[Stored items]
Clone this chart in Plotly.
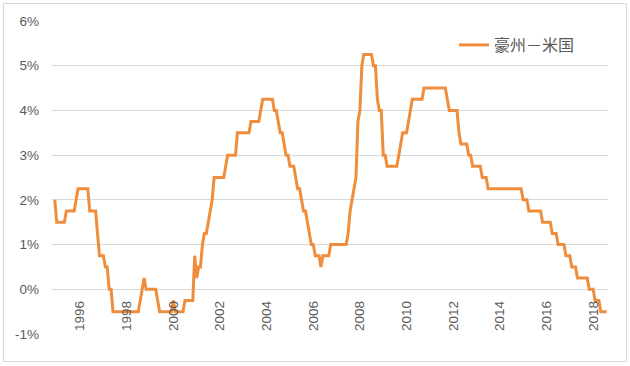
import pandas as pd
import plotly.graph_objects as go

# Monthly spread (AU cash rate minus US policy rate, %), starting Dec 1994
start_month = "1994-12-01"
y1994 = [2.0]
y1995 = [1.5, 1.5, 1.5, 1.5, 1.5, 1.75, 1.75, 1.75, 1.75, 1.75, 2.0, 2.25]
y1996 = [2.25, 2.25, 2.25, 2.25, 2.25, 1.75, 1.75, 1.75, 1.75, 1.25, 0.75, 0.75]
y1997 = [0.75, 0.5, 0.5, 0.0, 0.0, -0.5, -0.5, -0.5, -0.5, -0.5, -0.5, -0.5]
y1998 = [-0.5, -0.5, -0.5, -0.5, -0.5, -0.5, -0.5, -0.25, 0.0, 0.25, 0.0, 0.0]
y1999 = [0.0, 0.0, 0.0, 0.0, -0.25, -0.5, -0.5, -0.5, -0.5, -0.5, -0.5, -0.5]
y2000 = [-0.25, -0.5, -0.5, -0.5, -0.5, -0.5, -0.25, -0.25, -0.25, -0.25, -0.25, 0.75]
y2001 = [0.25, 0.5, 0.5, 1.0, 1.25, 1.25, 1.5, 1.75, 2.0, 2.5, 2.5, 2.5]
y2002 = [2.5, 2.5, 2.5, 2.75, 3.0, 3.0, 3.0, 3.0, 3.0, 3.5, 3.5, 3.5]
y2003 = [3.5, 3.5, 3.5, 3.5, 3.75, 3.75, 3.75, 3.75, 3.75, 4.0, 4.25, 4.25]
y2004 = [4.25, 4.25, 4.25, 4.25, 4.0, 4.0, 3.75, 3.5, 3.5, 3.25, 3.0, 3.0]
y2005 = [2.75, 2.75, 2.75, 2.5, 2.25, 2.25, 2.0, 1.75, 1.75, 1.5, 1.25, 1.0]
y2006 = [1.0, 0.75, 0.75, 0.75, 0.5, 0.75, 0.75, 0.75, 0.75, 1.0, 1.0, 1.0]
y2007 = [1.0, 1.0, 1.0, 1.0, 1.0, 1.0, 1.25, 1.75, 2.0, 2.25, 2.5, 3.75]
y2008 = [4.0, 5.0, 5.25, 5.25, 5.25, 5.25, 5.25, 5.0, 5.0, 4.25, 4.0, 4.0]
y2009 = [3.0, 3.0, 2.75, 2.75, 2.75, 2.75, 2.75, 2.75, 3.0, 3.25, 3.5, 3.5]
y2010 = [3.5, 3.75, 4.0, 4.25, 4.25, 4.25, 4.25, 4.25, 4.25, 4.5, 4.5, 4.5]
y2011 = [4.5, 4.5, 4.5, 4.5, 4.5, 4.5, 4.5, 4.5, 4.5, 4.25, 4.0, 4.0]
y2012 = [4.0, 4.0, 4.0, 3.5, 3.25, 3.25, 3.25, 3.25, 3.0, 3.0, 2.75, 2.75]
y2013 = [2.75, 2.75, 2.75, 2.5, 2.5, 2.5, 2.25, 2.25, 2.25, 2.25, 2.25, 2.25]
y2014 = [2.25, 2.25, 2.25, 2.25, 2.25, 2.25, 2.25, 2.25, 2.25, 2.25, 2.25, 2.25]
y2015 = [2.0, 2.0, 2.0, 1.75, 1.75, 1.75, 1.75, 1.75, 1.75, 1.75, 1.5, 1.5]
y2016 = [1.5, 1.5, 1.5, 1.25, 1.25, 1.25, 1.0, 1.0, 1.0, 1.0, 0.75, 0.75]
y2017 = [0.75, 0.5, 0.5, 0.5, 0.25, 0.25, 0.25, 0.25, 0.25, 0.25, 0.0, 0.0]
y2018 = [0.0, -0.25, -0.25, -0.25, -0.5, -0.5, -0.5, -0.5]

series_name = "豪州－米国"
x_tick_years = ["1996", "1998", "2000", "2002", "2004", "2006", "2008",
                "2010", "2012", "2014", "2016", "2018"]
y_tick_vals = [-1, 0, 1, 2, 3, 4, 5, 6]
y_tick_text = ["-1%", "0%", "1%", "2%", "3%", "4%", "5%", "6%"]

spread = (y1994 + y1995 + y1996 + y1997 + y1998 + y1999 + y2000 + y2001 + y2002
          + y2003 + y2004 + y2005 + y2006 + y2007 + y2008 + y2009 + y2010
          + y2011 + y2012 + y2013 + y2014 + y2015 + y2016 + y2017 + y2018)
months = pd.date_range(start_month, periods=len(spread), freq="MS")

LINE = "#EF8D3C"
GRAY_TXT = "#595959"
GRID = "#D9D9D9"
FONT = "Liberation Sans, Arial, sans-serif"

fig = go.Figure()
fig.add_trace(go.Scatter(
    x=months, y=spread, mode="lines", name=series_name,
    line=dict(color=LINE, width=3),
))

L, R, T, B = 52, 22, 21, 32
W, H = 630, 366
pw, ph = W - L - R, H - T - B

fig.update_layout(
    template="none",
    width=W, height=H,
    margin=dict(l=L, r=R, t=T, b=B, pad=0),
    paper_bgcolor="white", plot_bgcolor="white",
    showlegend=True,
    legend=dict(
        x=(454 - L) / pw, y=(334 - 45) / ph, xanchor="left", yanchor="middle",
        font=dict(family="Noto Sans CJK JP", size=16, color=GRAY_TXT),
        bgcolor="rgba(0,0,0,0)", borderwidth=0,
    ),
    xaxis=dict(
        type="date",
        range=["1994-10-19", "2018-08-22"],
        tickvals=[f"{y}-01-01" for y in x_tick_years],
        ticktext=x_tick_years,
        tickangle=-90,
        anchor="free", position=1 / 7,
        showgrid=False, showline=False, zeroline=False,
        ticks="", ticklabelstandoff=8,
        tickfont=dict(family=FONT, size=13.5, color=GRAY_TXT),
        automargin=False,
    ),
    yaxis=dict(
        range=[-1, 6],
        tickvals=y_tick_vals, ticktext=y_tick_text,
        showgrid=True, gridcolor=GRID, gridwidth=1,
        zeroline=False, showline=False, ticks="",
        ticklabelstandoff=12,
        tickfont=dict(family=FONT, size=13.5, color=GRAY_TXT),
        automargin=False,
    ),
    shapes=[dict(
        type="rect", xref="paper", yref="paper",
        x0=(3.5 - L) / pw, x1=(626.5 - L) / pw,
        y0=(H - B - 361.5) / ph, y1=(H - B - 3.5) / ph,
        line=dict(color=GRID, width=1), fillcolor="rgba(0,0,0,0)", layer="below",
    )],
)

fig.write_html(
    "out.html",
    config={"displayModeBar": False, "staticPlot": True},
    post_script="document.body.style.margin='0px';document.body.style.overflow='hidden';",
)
* * *
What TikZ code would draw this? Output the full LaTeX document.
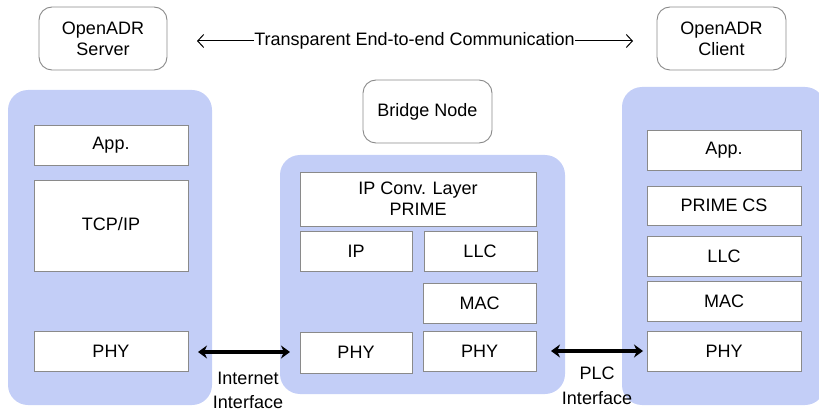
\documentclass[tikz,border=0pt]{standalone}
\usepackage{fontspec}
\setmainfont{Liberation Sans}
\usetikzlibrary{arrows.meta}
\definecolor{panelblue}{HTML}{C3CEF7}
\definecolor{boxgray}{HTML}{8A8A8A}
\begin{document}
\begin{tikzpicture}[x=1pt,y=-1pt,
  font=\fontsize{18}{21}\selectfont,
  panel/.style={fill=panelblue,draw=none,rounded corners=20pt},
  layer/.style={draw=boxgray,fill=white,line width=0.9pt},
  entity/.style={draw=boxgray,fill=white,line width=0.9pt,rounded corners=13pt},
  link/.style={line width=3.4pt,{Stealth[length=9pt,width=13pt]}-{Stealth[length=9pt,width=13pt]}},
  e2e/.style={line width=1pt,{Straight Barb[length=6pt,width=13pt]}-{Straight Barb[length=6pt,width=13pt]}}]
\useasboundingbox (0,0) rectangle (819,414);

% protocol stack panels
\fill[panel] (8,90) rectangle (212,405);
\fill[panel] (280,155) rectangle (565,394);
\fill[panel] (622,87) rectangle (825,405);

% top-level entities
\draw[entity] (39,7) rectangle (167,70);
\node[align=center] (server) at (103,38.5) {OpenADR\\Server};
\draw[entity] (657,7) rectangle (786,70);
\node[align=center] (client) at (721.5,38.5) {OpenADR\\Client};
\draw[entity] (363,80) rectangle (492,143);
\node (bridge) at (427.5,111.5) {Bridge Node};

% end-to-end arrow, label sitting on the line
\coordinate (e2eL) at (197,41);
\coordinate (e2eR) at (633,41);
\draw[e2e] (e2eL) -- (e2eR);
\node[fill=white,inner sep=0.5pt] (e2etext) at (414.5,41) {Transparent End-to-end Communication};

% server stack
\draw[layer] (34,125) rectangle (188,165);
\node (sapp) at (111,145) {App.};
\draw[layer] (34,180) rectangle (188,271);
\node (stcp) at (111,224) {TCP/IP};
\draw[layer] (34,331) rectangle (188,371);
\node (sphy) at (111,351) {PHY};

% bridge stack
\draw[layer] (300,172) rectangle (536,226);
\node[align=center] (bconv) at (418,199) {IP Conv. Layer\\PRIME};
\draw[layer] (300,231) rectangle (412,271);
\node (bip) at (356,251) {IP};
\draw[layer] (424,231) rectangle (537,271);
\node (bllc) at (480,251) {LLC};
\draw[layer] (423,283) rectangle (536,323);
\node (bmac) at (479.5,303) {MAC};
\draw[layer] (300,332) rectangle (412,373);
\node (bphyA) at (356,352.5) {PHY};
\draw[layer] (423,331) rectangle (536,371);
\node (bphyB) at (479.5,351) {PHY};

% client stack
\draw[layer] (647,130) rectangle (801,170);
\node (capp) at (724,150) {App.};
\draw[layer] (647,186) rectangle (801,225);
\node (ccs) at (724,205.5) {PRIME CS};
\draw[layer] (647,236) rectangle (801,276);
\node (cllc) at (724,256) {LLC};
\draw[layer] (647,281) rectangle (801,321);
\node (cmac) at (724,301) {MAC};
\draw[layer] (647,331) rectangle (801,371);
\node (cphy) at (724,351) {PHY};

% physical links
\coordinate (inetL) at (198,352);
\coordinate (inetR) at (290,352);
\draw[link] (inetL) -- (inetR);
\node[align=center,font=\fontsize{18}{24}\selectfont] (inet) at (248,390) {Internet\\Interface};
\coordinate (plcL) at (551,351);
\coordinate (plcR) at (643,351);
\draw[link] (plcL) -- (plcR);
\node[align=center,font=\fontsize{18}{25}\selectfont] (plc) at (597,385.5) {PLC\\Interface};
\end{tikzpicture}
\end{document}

Directive:
The lines to reproduce run from the one above containing "Clone this chart in Plotly." through the one containing "import plotly.graph_objects as go". Copy them exactly and leave out all pictures.

Correct response:
Clone this chart in Plotly.
import pandas as pd
import plotly.graph_objects as go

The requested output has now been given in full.